In the larger towns and suburbs of the East Riding - Beverley, Pocklington, Bridlington, Hessle - the Lib Dems have taken council wards and hope to take more in rural areas from the struggling Tories. This is where Reform could cause problems for the Lib Dems - it will also, for sure, be chasing those rural and coastal wards.

The Green vote

One political party quietly making gains is the Green Party. So far it has nothing on the East Riding of Yorkshire Council, but one feels that it is only a matter of time before it does gain a ward councillor. That may be in one of the prettier or rural wards where people are worried about over-development or fracking. The pollution of rivers and beaches by ruthless private water monopolies is also a huge issue from which the Greens can possibly benefit.

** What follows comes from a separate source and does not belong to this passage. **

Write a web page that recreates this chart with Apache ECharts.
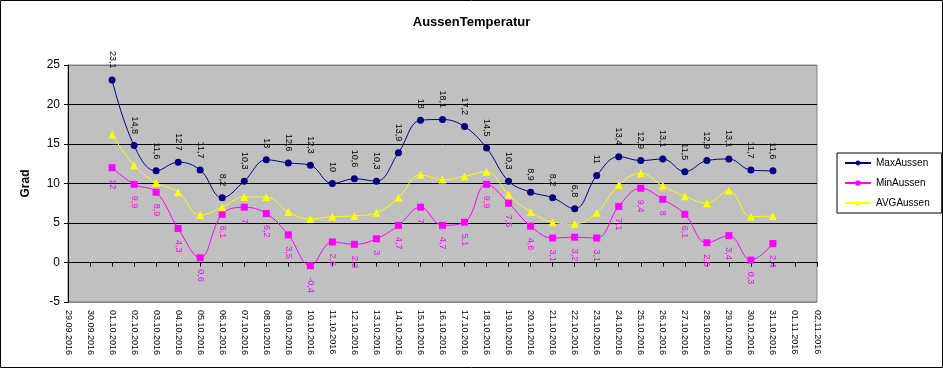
<!DOCTYPE html>
<html>
<head>
<meta charset="utf-8">
<script src="https://cdn.jsdelivr.net/npm/echarts@6/dist/echarts.min.js"></script>
<style>
html,body{margin:0;padding:0;background:#fff;}
#chart{width:943px;height:368px;}
</style>
</head>
<body>
<div id="chart"></div>
<script>
const categories = ['29.09.2016','30.09.2016','01.10.2016','02.10.2016','03.10.2016','04.10.2016','05.10.2016','06.10.2016','07.10.2016','08.10.2016','09.10.2016','10.10.2016','11.10.2016','12.10.2016','13.10.2016','14.10.2016','15.10.2016','16.10.2016','17.10.2016','18.10.2016','19.10.2016','20.10.2016','21.10.2016','22.10.2016','23.10.2016','24.10.2016','25.10.2016','26.10.2016','27.10.2016','28.10.2016','29.10.2016','30.10.2016','31.10.2016','01.11.2016','02.11.2016'];
const maxAussen = [null,null,23.1,14.8,11.6,12.7,11.7,8.2,10.3,13,12.6,12.3,10,10.6,10.3,13.9,18,18.1,17.2,14.5,10.3,8.9,8.2,6.8,11,13.4,12.9,13.1,11.5,12.9,13.1,11.7,11.6,null,null];
const minAussen = [null,null,12,9.9,8.9,4.3,0.6,6.1,7,6.2,3.5,-0.4,2.6,2.3,3,4.7,7,4.7,5.1,9.9,7.5,4.6,3.1,3.2,3.1,7.1,9.4,8,6.1,2.5,3.4,0.3,2.4,null,null];
const avgAussen = [null,null,16.2,12.3,10.1,8.9,6.0,7.0,8.3,8.3,6.4,5.5,5.8,5.9,6.3,8.2,11.1,10.5,10.9,11.5,8.6,6.4,5.1,4.9,6.3,9.8,11.3,9.7,8.4,7.5,9.1,5.8,5.9,null,null];
const yTicks = {min:-5, max:25, interval:5};

const FONT = "'Liberation Sans', Arial, sans-serif";
const fmt = p => String(p.value).replace('.', ',');

const chart = echarts.init(document.getElementById('chart'), null, {renderer:'canvas'});
chart.setOption({
  animation:false,
  backgroundColor:'#fff',
  textStyle:{fontFamily:FONT},
  title:{
    text:'AussenTemperatur', left:'center', top:11,
    textStyle:{fontFamily:FONT, fontSize:13, fontWeight:'bold', color:'#000'}
  },
  graphic:[{
    type:'rect', silent:true, z:-10,
    shape:{x:0.5,y:0.5,width:942,height:367},
    style:{fill:'none', stroke:'#000', lineWidth:1}
  }],
  legend:{
    orient:'vertical', left:837, top:153,
    padding:[5,12,5,7], itemWidth:26, itemHeight:6, itemGap:10,
    backgroundColor:'#fff', borderColor:'#000', borderWidth:1, borderRadius:0,
    textStyle:{fontFamily:FONT, fontSize:10, color:'#000'},
    data:['MaxAussen','MinAussen','AVGAussen']
  },
  grid:{
    left:68, right:126, top:65, bottom:66, containLabel:false,
    show:true, backgroundColor:'#C0C0C0', borderColor:'#808080', borderWidth:1
  },
  xAxis:[{
    type:'category', data:categories, boundaryGap:false, position:'bottom',
    axisLine:{show:false, onZero:false}, axisTick:{show:false},
    axisLabel:{rotate:-90, margin:8, fontSize:9, color:'#000', fontFamily:FONT, interval:0},
    splitLine:{show:false}
  },{
    type:'category', data:categories, boundaryGap:false, position:'top',
    axisLine:{show:true, onZero:true, lineStyle:{color:'#000', width:1}},
    axisTick:{show:true, inside:true, length:4, interval:0, lineStyle:{color:'#000'}},
    axisLabel:{show:false}, splitLine:{show:false}
  }],
  yAxis:{
    type:'value', min:yTicks.min, max:yTicks.max, interval:yTicks.interval,
    name:'Grad', nameLocation:'middle', nameGap:36, nameRotate:90,
    nameTextStyle:{fontFamily:FONT, fontSize:12, fontWeight:'bold', color:'#000'},
    axisLine:{show:true, lineStyle:{color:'#000'}},
    axisTick:{show:true, length:4, lineStyle:{color:'#000'}},
    axisLabel:{fontSize:12, color:'#000', margin:8, fontFamily:FONT},
    splitLine:{show:true, lineStyle:{color:['#808080','#000','#000','#000','#000','#000','#808080'], width:1}}
  },
  series:[{
    name:'MaxAussen', type:'line', data:maxAussen, smooth:0.4,
    symbol:'circle', symbolSize:7, showAllSymbol:true,
    lineStyle:{color:'#000080', width:1}, itemStyle:{color:'#000080'},
    label:{show:true, position:'top', distance:8, rotate:-90, align:'right', verticalAlign:'middle',
      formatter:fmt, fontSize:9, color:'#000', fontFamily:FONT}
  },{
    name:'MinAussen', type:'line', data:minAussen, smooth:0.4,
    symbol:'rect', symbolSize:7, showAllSymbol:true,
    lineStyle:{color:'#FF00FF', width:1}, itemStyle:{color:'#FF00FF'},
    label:{show:true, position:'bottom', distance:8, rotate:-90, align:'left', verticalAlign:'middle',
      formatter:fmt, fontSize:9, color:'#FF00FF', fontFamily:FONT}
  },{
    name:'AVGAussen', type:'line', data:avgAussen, smooth:0.4,
    symbol:'triangle', symbolSize:8, showAllSymbol:true,
    lineStyle:{color:'#FFFF00', width:1}, itemStyle:{color:'#FFFF00'},
    label:{show:false}
  }]
});
</script>
</body>
</html>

Now here is a party which IS immune to Reform, and they might profit from that perception.

How will ReformUK perform now it has some power?

A huge unknown is how Reform will perform now that it actually has some power in the UK political system in the form of the councils that it recently controls. There have already been ructions among its MPs with Rupert Lowe having the whip suspended and his supporters even talking about a breakaway party.

Some newly elected Reform councillors have said that local government can perhaps no longer provide certain services - this caused controversy. Which services? Many council services are important to the lives of some groups of citizens: mobile libraries, home helps, meals on wheels, SEND provision, community centres and so forth. Local councils can with community activities help to prevent social isolation and exclusion - not something that Reform is known for campaigning on.

Reform seems obsessed with lowering taxes, a policy which very disproportionately benefits the better off segments of society. The working man gains a few pounds a month; billionaires gain many extra millions. It may be that Reform's focus on lowering taxes gives ammunition to the other parties who can attack them as de-funders of the community.

Future politics of the East Riding

The future politics of the East Riding looks set for major change as the overall political situation in Britain also changes. The two-party system is beginning to break - ReformUK and the Greens gained MPs in 2024 and councillors in 2025. Some diverse communities elected non-party independents who were seen as more aligned with the world-view of their residents than the ideologically battling established parties.

Certainly big political changes are on the way for East Yorkshire. Possibly even a tectonic realignment of its politics.